The Business Renewables Center applauds the acceleration of corporate renewable energy procurement and the dedication these companies are showing to turn commitment into action. We are bearing witness to unprecedented growth in this market, which is critical to achieving the goal of a clean, prosperous, and secure low-carbon economy.

Unsurprisingly, Facebook led the way, putting corporate procurement into record territory with the deal it announced last month to procure 437 megawatts (MW) of solar energy from Pacific Power for a data center in Oregon.
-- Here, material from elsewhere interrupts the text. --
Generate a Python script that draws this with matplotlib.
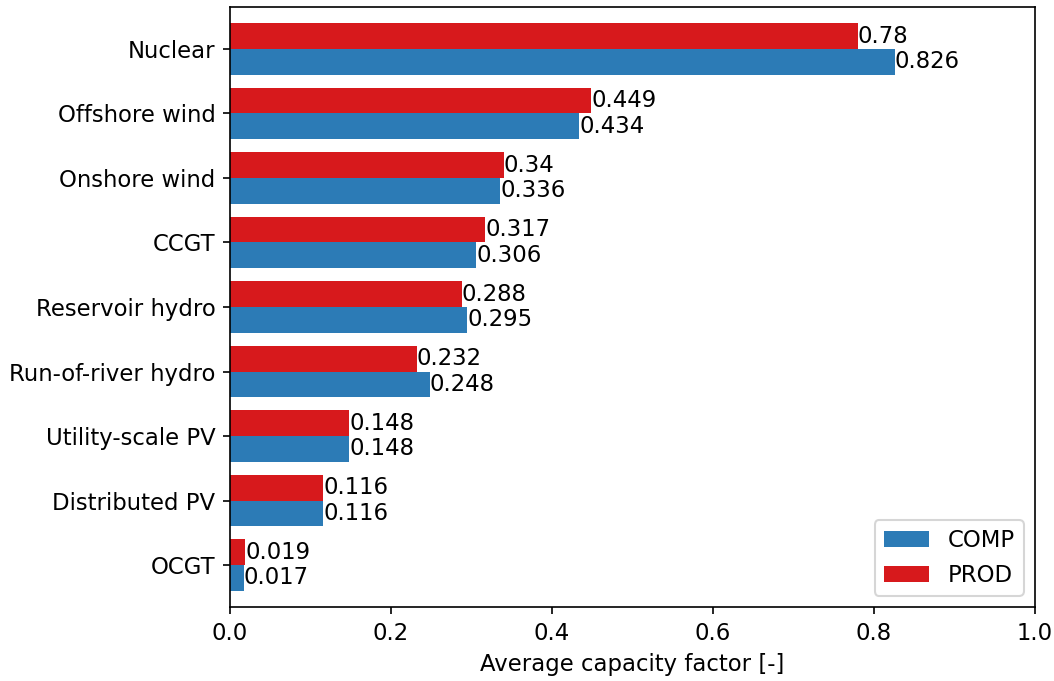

The announcement also claimed:

[This] highlights the growth of corporate-backed renewable energy transactions, which have totaled 13.52 GW in the U.S. since 2008, according to data collected by RMI’s Business Renewables Center. To date, BRC member companies have been involved in 99% of all U.S.-based non-utility transactions for renewable energy, and the number of corporates contracting directly for clean energy has grown from just four companies in 2013 to nearly 60 companies today.

The year-over-year growth is not unexpected, particularly given the difficult circumstances the solar industry found itself in last year with the tariff discussions. Corporations were waiting to see how the tariff situation would play out before deciding to move forward with solar procurement. What is most interesting, however, is that not only have the circumstances not changed significantly – the 30% tariffs are still in place – but the situation has gotten worse (with new 25% tariffs being imposed on inverters and modules).

And yet corporations are still investing in solar as their future – which is an indication that the Solar Revolution has moved beyond its strictly policy-driven past and into a future driven by pure economics. And that is something we can all agree is best for the solar industry in the long run.